> **Exercise description**
Gather all lines containing the string "this" and copy them out.

> **Dataset entries**
== == ==
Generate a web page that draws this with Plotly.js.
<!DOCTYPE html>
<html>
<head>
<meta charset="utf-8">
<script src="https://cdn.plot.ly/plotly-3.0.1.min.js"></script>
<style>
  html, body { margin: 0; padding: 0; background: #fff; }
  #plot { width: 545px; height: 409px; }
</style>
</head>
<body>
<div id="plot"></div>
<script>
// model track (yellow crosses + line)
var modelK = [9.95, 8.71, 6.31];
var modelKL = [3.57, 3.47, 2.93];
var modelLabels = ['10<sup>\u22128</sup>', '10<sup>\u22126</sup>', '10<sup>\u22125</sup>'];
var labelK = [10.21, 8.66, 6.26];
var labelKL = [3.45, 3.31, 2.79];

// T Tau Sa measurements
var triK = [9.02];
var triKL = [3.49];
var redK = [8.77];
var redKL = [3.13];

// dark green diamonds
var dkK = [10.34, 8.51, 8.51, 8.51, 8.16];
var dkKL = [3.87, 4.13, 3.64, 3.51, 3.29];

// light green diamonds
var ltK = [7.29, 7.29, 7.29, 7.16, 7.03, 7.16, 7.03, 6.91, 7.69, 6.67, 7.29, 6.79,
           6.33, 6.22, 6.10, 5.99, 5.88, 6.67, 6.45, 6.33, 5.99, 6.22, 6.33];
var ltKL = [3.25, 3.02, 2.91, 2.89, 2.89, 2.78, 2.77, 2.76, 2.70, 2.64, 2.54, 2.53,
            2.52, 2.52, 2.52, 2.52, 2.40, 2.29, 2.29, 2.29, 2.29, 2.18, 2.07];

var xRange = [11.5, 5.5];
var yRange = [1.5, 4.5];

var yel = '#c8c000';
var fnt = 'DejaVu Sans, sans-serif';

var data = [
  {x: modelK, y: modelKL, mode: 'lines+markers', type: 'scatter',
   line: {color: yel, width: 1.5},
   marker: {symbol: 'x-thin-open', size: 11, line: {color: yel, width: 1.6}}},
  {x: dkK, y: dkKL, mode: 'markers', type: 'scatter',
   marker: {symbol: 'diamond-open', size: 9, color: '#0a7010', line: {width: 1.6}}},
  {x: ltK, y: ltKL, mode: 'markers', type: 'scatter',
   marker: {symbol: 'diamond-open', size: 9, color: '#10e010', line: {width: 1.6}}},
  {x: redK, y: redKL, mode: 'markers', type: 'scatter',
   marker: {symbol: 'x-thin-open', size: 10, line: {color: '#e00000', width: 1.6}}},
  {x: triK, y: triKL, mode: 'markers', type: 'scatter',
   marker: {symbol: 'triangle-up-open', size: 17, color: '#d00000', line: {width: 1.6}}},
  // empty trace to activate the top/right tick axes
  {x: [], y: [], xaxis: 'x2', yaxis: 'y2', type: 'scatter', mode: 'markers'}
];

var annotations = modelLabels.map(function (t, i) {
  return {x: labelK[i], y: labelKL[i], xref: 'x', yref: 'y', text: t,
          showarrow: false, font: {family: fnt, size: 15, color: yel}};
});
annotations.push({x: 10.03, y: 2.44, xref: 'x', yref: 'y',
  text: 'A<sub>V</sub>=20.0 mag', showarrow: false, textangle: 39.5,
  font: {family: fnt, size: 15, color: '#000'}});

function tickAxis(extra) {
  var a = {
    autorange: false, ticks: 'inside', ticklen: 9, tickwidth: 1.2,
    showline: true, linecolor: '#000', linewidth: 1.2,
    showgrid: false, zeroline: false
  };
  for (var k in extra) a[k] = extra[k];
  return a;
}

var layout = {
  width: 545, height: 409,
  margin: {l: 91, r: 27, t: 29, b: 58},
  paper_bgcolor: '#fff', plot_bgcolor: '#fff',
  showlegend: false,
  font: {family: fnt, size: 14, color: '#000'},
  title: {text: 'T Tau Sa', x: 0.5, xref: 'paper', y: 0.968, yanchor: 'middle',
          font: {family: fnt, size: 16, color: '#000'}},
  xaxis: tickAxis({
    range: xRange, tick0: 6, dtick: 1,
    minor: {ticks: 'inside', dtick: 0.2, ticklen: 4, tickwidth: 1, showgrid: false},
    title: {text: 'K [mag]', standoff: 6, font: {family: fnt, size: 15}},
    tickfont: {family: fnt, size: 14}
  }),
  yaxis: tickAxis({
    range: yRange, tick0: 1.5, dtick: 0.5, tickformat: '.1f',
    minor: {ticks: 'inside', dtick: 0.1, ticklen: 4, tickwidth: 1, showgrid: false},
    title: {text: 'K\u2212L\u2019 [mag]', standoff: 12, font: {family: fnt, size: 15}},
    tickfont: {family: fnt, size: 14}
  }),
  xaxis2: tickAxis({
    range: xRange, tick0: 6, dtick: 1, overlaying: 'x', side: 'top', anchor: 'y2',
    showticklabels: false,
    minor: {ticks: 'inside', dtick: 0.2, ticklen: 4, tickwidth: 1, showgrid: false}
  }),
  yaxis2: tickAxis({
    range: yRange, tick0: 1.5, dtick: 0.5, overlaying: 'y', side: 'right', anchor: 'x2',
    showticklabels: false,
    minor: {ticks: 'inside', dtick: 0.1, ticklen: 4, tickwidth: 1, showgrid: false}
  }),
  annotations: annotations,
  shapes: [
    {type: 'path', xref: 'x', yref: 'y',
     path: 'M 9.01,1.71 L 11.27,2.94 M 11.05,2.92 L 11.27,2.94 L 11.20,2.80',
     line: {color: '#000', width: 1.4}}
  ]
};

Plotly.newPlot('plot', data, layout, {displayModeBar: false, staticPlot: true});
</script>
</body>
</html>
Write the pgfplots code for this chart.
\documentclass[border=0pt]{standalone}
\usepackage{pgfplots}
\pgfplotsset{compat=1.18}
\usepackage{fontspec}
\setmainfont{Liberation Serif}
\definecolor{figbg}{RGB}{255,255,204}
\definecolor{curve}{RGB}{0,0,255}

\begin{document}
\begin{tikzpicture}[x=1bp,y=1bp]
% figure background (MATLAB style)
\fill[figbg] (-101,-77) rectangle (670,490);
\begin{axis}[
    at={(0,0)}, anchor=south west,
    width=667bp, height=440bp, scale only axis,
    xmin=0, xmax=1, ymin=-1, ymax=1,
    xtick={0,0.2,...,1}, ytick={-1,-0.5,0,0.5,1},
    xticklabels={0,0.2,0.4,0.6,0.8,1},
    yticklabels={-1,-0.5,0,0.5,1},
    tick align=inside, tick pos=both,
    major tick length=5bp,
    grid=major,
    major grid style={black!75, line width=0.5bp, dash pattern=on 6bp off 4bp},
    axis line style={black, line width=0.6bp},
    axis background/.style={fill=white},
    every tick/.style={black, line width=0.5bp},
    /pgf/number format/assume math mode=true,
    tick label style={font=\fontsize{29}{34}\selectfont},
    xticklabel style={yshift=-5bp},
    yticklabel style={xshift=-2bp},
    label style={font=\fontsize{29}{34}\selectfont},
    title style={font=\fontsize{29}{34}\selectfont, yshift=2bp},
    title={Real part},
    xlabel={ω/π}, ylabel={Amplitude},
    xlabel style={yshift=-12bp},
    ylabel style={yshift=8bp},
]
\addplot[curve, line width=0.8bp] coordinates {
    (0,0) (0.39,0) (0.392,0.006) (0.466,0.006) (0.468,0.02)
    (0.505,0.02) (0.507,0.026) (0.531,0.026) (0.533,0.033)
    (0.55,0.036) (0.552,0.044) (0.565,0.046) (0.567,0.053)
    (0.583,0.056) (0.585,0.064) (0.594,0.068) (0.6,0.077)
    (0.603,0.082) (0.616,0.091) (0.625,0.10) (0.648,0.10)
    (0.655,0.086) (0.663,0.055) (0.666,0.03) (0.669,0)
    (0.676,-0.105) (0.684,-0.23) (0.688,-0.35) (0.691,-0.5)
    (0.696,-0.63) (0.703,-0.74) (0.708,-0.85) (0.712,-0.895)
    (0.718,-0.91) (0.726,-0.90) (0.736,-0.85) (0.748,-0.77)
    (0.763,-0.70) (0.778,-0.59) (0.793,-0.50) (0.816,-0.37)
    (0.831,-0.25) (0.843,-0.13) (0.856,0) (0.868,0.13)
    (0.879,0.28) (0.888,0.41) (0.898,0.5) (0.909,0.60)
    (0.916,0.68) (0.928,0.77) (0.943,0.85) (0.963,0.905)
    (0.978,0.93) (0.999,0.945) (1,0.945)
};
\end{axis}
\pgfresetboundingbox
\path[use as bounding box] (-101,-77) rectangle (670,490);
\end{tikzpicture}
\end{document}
== == ==
> **Task output**
Generate a web page that draws this with Plotly.js.
Write the pgfplots code for this chart.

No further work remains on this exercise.